A Binary Translation Framework for CUDA
C++ Cuda C Objective-C
Switch branches/tags
Nothing to show
Clone or download
Fetching latest commit…
Cannot retrieve the latest commit at this time.
Permalink
Failed to load latest commit information.
docs
src
.gitignore
CMakeLists.txt
COPYING
LICENSE.GPL3
LICENSE.zlib
README.md

README.md

Panoptes - A Binary Translation Framework for CUDA (c) 2012-2013 - Chris Kennelly (chris@ckennelly.com)

Overview

Panoptes intercepts library calls to the GPU in order to maintain bookkeeping information about the state of the GPU, including device code. This permits on-the-fly instrumentation of existing programs without recompilation.

This functionality is currently demonstrated by providing a memory checking functionality similar to Valgrind's memcheck tool for CUDA that instruments device code so that it can continue to run on the GPU, maintaining the parallelism that may have necessitated the use of GPUs in the first place.

Panoptes is open source software, licensed under the GPLv3. For more information see COPYING.

Building

The Panoptes interposer depends on Boost, CUDA, cmake, and Valgrind (for its hooks). The testsuite shares the same dependencies as well as Google's googletest framework (http://code.google.com/p/googletest/).

CMake should locate the appropriate packages to generate the Makefiles necessary to build Panoptes. A working CUDA-compatible GPU is required for the tests to work.

Using Panoptes

To run a CUDA program under Panoptes (for demonstration purposes, named "my_cuda_program"):

panoptes ./my_cuda_program

libpanoptes.so needs to be in the ordinary library search path (LD_LIBRARY_PATH).

Limitations

Panoptes is a research code base that has not achieved a complete implementation of CUDA. Notable limitatations (and the rationale for them) currently include:

  • Mapped memory accesses from the GPU. Panoptes currently reports to callers of cudaGetDeviceProperties the flag canMapHostMemory to be zero.

    Supporting direct access requires we maintain two sets of validity bits, one for the device and one for the host, keeping the state of the two sets reasonably consistent.

    We could make the host "authoritative," exposing the validity bits for mapped regions stored by Valgrind directly to the device. Doing so would require tight coupling with Valgrind's internals as well as likely patching Valgrind to disable its compression technique for validity bits (as Panoptes uses 1:1 bit level shadowing).

    We could make the device authoritative. Upon a kernel launch, we would need to speculatively transfer any dirty, host-stored validity bits out of Valgrind and onto the device. Upon a host access, we would have to load the validity bits off of the device and place them into Valgrind.
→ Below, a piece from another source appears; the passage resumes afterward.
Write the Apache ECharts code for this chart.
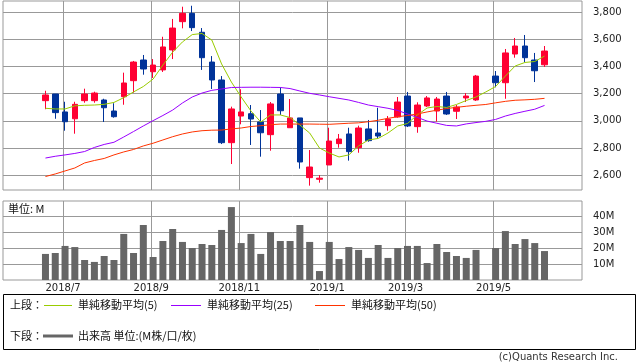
<!DOCTYPE html>
<html><head><meta charset="utf-8">
<script src="https://cdn.jsdelivr.net/npm/echarts@6/dist/echarts.min.js"></script>
<style>html,body{margin:0;padding:0;background:#fff}#c{width:638px;height:362px}</style>
</head><body><div id="c"></div><script>
// weekly data, index 0 = first week shown; index 45 = no trading (holiday week)
const open  = [3148,3197,3065,3015,3148,3148,3153,3072,3177,3295,3447,3361,3374,3521,3729,3790,3651,3432,3300,2839,3035,3052,2991,2898,3197,2949,3021,2582,2570,2675,2832,2903,2802,2940,2910,2964,3028,3182,2957,3109,3072,3182,3070,3168,3153,null,3329,3280,3491,3550,3447,3412];
const close = [3190,3060,2993,3121,3197,3204,3096,3030,3278,3432,3381,3410,3543,3682,3790,3685,3464,3300,2839,3087,3065,3013,2912,3124,3074,3021,2697,2660,2578,2851,2866,2773,2947,2854,2888,3013,3138,2962,3116,3168,3160,3050,3101,3182,3329,null,3280,3499,3550,3464,3368,3513];
const high  = [3221,3197,3140,3140,3236,3214,3162,3129,3354,3440,3484,3454,3618,3749,3839,3846,3682,3476,3329,3104,3232,3116,3079,3138,3246,3160,3021,2785,2601,2949,2903,2949,2964,3006,3096,3035,3175,3212,3136,3182,3175,3212,3116,3204,3337,null,3366,3528,3609,3631,3499,3550];
const low   = [3085,3015,2927,2905,3133,3133,2991,3023,3118,3207,3339,3315,3359,3454,3680,3660,3374,3234,2829,2682,2974,2822,2736,2780,3043,2949,2648,2523,2545,2675,2802,2707,2765,2846,2868,2927,3023,2954,2912,3101,2994,3043,3013,3138,3146,null,3246,3162,3464,3432,3285,3396];
const volume = [16.3,16.9,21.3,20.6,12.5,11.3,15.0,12.5,28.8,16.9,34.4,14.4,24.4,31.9,23.8,20.0,22.5,21.9,31.3,45.6,23.1,28.8,16.3,30.0,24.4,24.4,34.4,23.8,5.6,23.8,13.1,20.6,18.8,13.8,21.9,13.8,20.0,21.3,21.3,10.6,22.5,17.5,15.0,13.8,18.8,null,20.0,30.6,22.5,25.6,23.1,18.1];
const ma5  = [3092,3087,3087,3110,3114,3116,3121,3135,3170,3212,3252,3307,3410,3505,3580,3634,3642,3594,3418,3285,3175,3072,2991,3043,3043,3024,2969,2910,2800,2763,2734,2749,2815,2859,2870,2910,2962,2980,3043,3094,3105,3098,3120,3149,3175,3212,3252,3329,3403,3429,3436,3476];
const ma25 = [2726,2739,2749,2760,2774,2804,2826,2842,2881,2921,2962,3001,3039,3079,3131,3175,3204,3224,3234,3245,3246,3247,3247,3246,3245,3237,3219,3202,3190,3177,3165,3153,3135,3116,3104,3092,3076,3050,3025,2998,2982,2966,2962,2977,2987,2996,3010,3035,3054,3070,3085,3113];
const ma50 = [2590,2609,2631,2653,2690,2708,2723,2749,2771,2789,2815,2835,2859,2883,2903,2918,2927,2931,2932,2940,2947,2958,2964,2971,2976,2976,2976,2976,2975,2974,2978,2982,2985,2993,3004,3018,3030,3039,3050,3065,3078,3090,3099,3107,3114,3120,3132,3143,3151,3154,3158,3165];
const monthTickPos = [1.8,10.8,19.8,28.8,36.8,45.8];
const monthTickLabels = ['2018/7','2018/9','2018/11','2019/1','2019/3','2019/5'];
const priceTicks = [2600,2800,3000,3200,3400,3600,3800];
const volumeTicks = [10,20,30,40];

const candleData = [];
for (let i = 0; i < open.length; i++) {
  if (open[i] != null) candleData.push([i, open[i], close[i], low[i], high[i]]);
}
const toXY = arr => arr.map((v, i) => v == null ? null : [i, v]).filter(Boolean);

const GRAY = '#999';
const LBL = {fontFamily: 'DejaVu Sans', fontSize: 10, color: '#222'};
const xBase = {
  type: 'value', min: -4.34, max: 54.83,
  axisLine: {show: false},
  axisTick: {show: false, customValues: monthTickPos},
  splitLine: {show: true, lineStyle: {color: GRAY, width: 1}},
  axisLabel: {show: false}
};
const labelFor = v => {
  let best = 0;
  monthTickPos.forEach((p, k) => { if (Math.abs(p - v) < Math.abs(monthTickPos[best] - v)) best = k; });
  return monthTickLabels[best];
};
const JP = '"Noto Sans CJK JP", sans-serif';

const chart = echarts.init(document.getElementById('c'), null, {renderer: 'canvas'});
chart.setOption({
  animation: false,
  backgroundColor: '#fff',
  grid: [
    {left: 3, top: 1, width: 579, height: 189, show: true, borderColor: GRAY, borderWidth: 1, backgroundColor: 'transparent', outerBoundsMode: 'none'},
    {left: 3, top: 201, width: 579, height: 79, show: true, borderColor: GRAY, borderWidth: 1, backgroundColor: 'transparent', outerBoundsMode: 'none'}
  ],
  xAxis: [
    Object.assign({}, xBase, {gridIndex: 0}),
    Object.assign({}, xBase, {gridIndex: 1, axisLabel: Object.assign({show: true, customValues: monthTickPos, formatter: labelFor, margin: 3}, LBL)})
  ],
  yAxis: [
    {type: 'value', gridIndex: 0, position: 'right', min: 2491, max: 3881,
     axisLine: {show: false},
     axisTick: {show: true, length: 5, customValues: priceTicks, lineStyle: {color: GRAY}},
     axisLabel: Object.assign({customValues: priceTicks, margin: 11, formatter: v => v.toLocaleString('en-US')}, LBL),
     splitLine: {show: true, lineStyle: {color: GRAY, width: 1}}},
    {type: 'value', gridIndex: 1, position: 'right', min: 0, max: 49.4,
     axisLine: {show: false},
     axisTick: {show: true, length: 5, customValues: volumeTicks, lineStyle: {color: GRAY}},
     axisLabel: Object.assign({customValues: volumeTicks, margin: 11, formatter: v => v + 'M'}, LBL),
     splitLine: {show: true, lineStyle: {color: GRAY, width: 1}}}
  ],
  series: [
    {type: 'candlestick', xAxisIndex: 0, yAxisIndex: 0, data: candleData, barWidth: 6, silent: true,
     itemStyle: {color: '#ff0033', color0: '#003399', borderColor: '#ff0033', borderColor0: '#003399', borderWidth: 1}},
    {type: 'line', xAxisIndex: 0, yAxisIndex: 0, data: toXY(ma5), symbol: 'none', silent: true, z: 3,
     lineStyle: {color: '#99cc00', width: 1}},
    {type: 'line', xAxisIndex: 0, yAxisIndex: 0, data: toXY(ma25), symbol: 'none', silent: true, z: 3,
     lineStyle: {color: '#9900ff', width: 1}},
    {type: 'line', xAxisIndex: 0, yAxisIndex: 0, data: toXY(ma50), symbol: 'none', silent: true, z: 3,
     lineStyle: {color: '#ff3300', width: 1}},
    {type: 'bar', xAxisIndex: 1, yAxisIndex: 1, data: toXY(volume), barWidth: 7, silent: true,
     itemStyle: {color: '#666666'}}
  ],
  graphic: [
    {type: 'text', left: 8, top: 203, style: {text: '単位: M', font: '11px ' + JP, fill: '#111'}},
    {type: 'rect', shape: {x: 3.5, y: 294.5, width: 632, height: 55}, style: {fill: 'none', stroke: '#000', lineWidth: 1}},
    {type: 'text', x: 10, y: 305, style: {text: '上段：', font: '11px ' + JP, fill: '#111', verticalAlign: 'middle'}},
    {type: 'line', shape: {x1: 44, y1: 305.5, x2: 72, y2: 305.5}, style: {stroke: '#99cc00', lineWidth: 1}},
    {type: 'text', x: 78, y: 305, style: {text: '単純移動平均(5)', font: '11px ' + JP, fill: '#111', verticalAlign: 'middle'}},
    {type: 'line', shape: {x1: 171, y1: 305.5, x2: 201, y2: 305.5}, style: {stroke: '#9900ff', lineWidth: 1}},
    {type: 'text', x: 207, y: 305, style: {text: '単純移動平均(25)', font: '11px ' + JP, fill: '#111', verticalAlign: 'middle'}},
    {type: 'line', shape: {x1: 315, y1: 305.5, x2: 345, y2: 305.5}, style: {stroke: '#ff3300', lineWidth: 1}},
    {type: 'text', x: 351, y: 305, style: {text: '単純移動平均(50)', font: '11px ' + JP, fill: '#111', verticalAlign: 'middle'}},
    {type: 'text', x: 10, y: 336, style: {text: '下段：', font: '11px ' + JP, fill: '#111', verticalAlign: 'middle'}},
    {type: 'line', shape: {x1: 43, y1: 336, x2: 73, y2: 336}, style: {stroke: '#666666', lineWidth: 3}},
    {type: 'text', x: 78, y: 336, style: {text: '出来高 単位:(M株/口/枚)', font: '11px ' + JP, fill: '#111', verticalAlign: 'middle'}},
    {type: 'text', x: 618, y: 357, style: {text: '(c)Quants Research Inc.', font: '10px "DejaVu Sans"', fill: '#333', align: 'right', verticalAlign: 'middle'}}
  ]
});
</script></body></html>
  • Instruction support. Not all parts of the PTX instruction set are supported. Further, parts of the PTX instruction set that are supported have largely been tested by generating kernels written in C/C++ with nvcc. It is possible that there are untested edge cases that would only be exposed by use of inline PTX.

    • Surfaces: Surface support is currently being tested, but is not released.

    • Video instructions: The video instructions (vadd, vsub, vabsdiff, vmin, vmax, vshl, vshr, vmad, vset) are currently not instrumented.

Future Work

With the --tool flag, Panoptes provides support for alternate instrumentation modes.

  • hostgpu: This instrumentation mode translates CUDA to parallel host code on-the-fly. By using vectorized SSE/AVX instructions where possible, transformed code is able to maximize the computational throughput available from the host processor. This approach allows for a write-once, run-anywhere approach to parallel software development, exploiting the hardware resources available.

    These extensions add a series of passes during the processing of PTX code during the instrumentation process. Following basic block extraction, we identify opportunities to use native host vector instructions to provide 4- or 8-wide SIMD operations simultaneously. Where possible, code is scheduled to minimize register spills, executing the most instructions possible for a pseudowarp of 4 or 8 threads before performing a lightweight context switch to another pseudowarp. Combining host-based threads with vectorized instructions allows efficient use of host processors for parallel programs.

  • These instrumentation capabilities can be extended to data race detection, coverage analysis, and instruction-level performance measurements.